--- What is asked ---
Find and copy lines holding "diagram".

++++ Source records

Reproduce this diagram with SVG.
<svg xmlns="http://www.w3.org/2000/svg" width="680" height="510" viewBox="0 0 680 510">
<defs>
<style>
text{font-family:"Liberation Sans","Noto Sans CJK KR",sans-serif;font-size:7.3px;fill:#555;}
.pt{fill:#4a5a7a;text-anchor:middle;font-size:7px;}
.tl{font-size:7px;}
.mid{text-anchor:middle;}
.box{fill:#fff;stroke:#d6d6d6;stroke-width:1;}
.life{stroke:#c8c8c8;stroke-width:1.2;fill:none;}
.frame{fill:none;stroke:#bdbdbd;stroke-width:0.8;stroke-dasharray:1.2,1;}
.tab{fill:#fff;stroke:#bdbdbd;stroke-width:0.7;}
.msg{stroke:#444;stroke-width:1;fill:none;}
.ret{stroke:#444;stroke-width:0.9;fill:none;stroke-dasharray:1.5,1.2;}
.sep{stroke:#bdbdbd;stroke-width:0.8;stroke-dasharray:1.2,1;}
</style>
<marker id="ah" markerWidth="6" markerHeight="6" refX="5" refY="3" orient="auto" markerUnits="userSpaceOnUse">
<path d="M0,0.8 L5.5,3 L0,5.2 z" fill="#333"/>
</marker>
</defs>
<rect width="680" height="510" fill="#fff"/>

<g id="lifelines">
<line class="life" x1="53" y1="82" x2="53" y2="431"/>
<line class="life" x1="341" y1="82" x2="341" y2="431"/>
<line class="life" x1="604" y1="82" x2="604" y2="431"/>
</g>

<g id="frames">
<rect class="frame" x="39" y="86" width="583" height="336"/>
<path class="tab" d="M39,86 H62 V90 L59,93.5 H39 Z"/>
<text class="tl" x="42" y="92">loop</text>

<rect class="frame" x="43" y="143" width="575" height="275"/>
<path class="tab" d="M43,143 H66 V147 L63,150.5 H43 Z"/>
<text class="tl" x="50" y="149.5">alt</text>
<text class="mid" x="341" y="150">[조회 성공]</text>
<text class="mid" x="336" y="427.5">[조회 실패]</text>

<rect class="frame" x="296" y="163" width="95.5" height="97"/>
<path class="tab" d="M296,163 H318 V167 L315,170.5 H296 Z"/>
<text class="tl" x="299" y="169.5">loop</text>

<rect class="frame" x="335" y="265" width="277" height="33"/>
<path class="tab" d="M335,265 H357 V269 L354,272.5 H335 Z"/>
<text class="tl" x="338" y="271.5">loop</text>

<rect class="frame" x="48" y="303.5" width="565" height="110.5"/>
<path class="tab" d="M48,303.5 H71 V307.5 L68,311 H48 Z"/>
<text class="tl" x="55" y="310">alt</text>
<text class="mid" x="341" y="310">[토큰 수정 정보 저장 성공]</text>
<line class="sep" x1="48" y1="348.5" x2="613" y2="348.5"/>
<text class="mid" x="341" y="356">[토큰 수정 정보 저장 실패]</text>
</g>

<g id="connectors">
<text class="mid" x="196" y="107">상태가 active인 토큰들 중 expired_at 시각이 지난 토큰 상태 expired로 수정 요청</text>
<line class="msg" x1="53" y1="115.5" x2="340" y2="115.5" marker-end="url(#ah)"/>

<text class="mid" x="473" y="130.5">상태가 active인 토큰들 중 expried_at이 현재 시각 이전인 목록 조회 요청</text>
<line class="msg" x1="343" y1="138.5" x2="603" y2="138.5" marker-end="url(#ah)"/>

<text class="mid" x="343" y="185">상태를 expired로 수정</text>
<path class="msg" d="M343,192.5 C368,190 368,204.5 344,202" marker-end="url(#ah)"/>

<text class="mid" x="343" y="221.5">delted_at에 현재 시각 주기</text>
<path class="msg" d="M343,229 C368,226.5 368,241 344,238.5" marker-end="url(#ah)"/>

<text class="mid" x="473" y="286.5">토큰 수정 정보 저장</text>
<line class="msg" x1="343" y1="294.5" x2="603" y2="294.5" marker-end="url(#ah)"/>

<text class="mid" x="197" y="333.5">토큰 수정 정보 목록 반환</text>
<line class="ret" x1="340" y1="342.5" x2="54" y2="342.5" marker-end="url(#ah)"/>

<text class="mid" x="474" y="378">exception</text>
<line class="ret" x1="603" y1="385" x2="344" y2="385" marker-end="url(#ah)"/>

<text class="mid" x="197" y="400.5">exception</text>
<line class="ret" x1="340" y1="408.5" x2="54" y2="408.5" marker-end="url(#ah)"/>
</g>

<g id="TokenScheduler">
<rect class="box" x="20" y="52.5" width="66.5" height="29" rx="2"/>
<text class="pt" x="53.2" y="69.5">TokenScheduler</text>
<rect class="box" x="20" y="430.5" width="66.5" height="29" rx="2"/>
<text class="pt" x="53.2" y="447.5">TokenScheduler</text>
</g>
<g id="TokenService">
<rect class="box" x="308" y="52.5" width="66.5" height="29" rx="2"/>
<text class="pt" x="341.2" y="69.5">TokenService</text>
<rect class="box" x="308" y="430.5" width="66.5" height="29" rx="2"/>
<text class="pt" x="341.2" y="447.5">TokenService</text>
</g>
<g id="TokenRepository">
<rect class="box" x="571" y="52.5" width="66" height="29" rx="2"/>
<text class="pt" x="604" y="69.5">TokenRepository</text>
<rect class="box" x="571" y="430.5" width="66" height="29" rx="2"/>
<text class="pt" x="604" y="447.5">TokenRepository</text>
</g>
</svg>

++++++++
++++ Source records

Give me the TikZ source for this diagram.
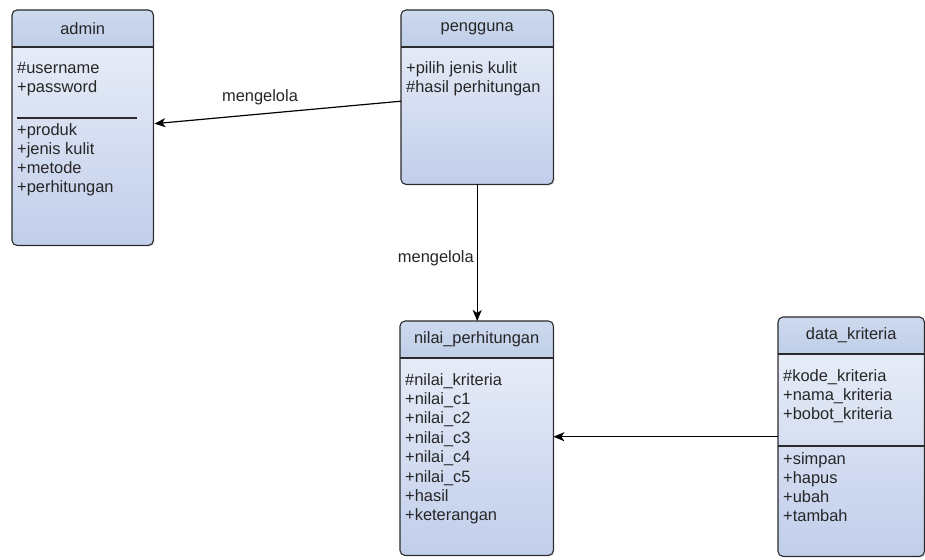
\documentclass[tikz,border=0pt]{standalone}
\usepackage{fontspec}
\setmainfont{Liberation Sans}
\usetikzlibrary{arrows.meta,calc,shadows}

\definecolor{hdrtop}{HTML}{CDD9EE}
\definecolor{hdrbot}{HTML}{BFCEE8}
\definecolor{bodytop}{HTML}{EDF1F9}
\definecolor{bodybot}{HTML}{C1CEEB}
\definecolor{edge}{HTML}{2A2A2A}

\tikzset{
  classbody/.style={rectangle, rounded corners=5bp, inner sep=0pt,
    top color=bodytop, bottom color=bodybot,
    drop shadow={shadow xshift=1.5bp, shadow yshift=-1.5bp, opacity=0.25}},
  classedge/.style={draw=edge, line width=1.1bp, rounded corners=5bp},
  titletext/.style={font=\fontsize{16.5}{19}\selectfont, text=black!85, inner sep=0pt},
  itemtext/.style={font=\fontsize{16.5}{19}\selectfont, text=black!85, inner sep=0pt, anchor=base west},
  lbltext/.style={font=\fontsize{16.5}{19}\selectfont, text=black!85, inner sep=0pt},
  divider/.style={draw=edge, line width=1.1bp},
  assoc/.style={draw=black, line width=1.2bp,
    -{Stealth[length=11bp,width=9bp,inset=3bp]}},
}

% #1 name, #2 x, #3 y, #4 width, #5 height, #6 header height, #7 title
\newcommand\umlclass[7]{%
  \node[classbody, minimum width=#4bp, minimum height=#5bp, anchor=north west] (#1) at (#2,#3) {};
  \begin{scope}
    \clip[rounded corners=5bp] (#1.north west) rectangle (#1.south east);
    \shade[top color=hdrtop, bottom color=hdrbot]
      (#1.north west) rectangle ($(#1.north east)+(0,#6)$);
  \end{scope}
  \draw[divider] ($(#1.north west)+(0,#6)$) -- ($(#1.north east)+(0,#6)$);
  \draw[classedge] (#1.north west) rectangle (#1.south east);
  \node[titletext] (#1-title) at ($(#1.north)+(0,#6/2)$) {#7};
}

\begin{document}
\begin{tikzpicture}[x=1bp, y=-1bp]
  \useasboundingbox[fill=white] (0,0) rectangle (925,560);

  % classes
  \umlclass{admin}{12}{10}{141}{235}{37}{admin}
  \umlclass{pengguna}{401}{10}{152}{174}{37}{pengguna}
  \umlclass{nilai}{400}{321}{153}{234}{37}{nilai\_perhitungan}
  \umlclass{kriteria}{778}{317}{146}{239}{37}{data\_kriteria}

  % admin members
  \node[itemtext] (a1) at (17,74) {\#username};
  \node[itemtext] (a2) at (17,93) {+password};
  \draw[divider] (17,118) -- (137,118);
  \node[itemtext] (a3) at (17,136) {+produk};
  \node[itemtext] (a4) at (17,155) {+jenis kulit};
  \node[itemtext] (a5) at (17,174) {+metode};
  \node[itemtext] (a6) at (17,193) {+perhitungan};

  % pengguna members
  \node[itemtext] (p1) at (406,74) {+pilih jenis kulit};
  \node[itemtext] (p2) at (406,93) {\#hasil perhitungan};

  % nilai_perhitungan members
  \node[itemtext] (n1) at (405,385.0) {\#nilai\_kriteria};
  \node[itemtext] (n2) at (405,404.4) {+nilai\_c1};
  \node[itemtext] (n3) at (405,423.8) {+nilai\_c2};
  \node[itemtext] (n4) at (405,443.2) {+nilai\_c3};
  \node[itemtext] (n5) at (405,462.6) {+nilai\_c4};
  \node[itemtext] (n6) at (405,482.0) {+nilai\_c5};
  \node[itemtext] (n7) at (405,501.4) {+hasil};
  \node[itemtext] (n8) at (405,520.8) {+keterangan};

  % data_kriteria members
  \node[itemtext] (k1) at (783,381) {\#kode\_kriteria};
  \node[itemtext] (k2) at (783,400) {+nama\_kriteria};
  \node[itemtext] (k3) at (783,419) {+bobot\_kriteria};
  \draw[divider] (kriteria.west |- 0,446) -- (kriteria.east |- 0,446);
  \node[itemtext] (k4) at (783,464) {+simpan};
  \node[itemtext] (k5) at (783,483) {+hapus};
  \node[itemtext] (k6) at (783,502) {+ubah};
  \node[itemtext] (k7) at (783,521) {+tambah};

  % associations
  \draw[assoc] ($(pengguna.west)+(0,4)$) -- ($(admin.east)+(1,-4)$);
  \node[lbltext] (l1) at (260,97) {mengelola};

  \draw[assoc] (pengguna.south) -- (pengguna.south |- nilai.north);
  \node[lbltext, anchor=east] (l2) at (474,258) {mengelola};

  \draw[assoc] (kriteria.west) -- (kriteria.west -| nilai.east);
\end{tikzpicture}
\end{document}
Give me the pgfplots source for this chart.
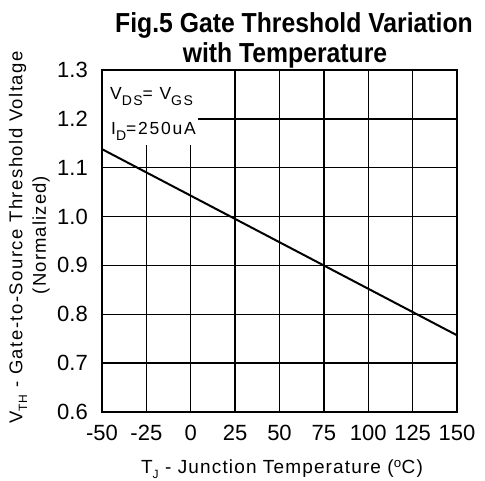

++++++++
++++ Source records

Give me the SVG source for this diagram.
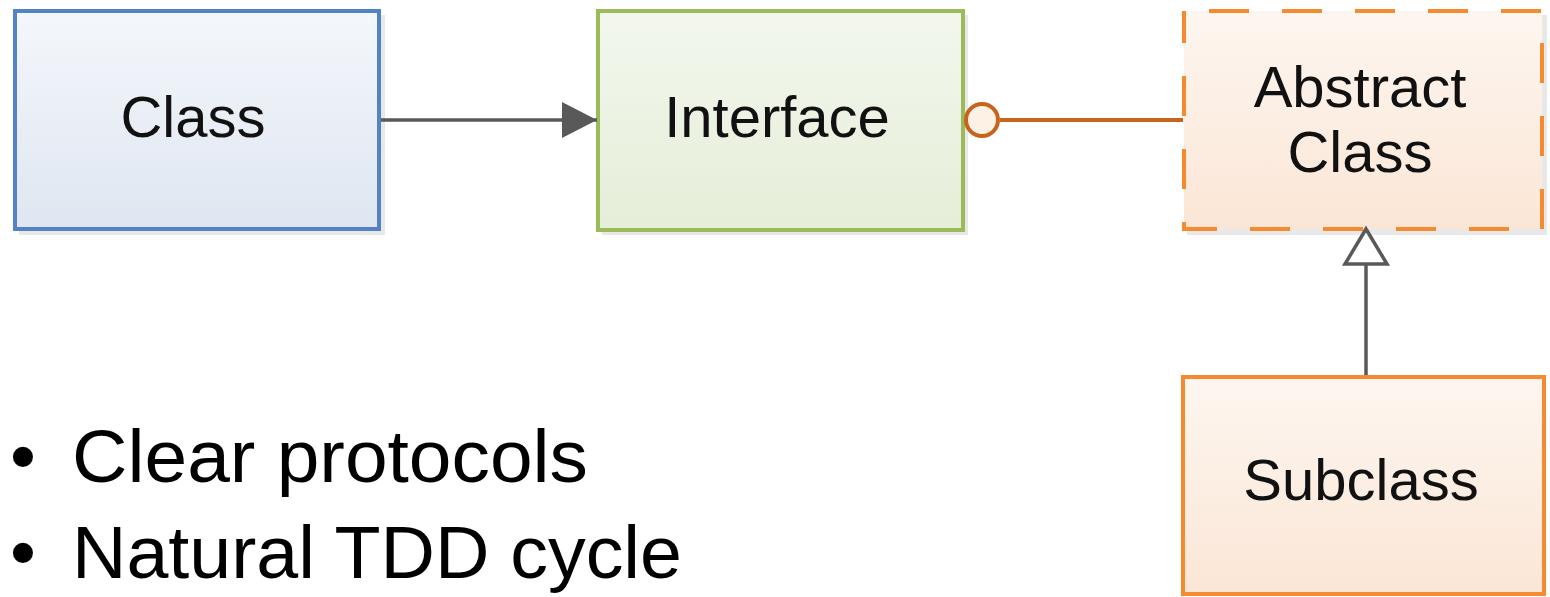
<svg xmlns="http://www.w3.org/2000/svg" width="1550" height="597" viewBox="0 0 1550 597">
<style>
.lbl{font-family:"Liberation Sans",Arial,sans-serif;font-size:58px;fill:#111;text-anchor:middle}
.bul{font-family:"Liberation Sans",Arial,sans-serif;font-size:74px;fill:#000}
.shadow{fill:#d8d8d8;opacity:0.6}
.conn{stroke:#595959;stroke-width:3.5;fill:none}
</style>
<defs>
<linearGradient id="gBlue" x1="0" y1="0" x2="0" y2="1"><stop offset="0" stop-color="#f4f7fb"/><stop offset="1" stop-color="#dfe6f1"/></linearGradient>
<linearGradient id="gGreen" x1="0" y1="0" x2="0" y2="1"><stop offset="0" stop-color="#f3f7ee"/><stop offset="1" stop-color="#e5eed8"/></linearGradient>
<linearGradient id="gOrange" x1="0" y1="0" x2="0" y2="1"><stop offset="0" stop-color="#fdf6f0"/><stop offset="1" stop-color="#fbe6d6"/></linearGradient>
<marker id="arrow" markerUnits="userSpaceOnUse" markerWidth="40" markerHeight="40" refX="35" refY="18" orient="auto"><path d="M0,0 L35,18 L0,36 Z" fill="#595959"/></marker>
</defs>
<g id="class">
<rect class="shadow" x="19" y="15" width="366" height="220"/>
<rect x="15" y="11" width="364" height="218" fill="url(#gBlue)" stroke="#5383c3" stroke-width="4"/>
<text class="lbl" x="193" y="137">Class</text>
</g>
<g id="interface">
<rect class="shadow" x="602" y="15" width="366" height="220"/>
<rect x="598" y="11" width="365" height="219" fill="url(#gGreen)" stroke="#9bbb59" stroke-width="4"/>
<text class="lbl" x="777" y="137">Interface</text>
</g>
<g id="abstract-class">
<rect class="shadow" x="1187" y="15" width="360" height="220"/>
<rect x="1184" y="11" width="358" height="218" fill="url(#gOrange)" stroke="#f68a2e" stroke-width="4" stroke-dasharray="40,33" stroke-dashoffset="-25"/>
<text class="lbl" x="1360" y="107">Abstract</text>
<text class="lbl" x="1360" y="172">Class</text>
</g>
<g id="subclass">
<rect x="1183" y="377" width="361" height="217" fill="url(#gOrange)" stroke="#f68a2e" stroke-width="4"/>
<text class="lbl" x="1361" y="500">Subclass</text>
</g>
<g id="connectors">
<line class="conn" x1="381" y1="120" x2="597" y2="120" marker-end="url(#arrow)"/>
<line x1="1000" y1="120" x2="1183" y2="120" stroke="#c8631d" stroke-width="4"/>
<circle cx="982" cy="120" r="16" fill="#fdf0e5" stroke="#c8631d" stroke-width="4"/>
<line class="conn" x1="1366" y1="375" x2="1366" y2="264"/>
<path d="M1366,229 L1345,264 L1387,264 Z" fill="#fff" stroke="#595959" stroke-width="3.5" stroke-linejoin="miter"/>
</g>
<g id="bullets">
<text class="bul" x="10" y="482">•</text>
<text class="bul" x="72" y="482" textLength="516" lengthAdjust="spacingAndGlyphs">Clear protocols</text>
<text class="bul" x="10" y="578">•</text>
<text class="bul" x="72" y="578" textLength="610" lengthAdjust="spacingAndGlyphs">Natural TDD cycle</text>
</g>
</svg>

++++++++

--- Expected answer ---
Reproduce this diagram with SVG.
Give me the TikZ source for this diagram.
Give me the SVG source for this diagram.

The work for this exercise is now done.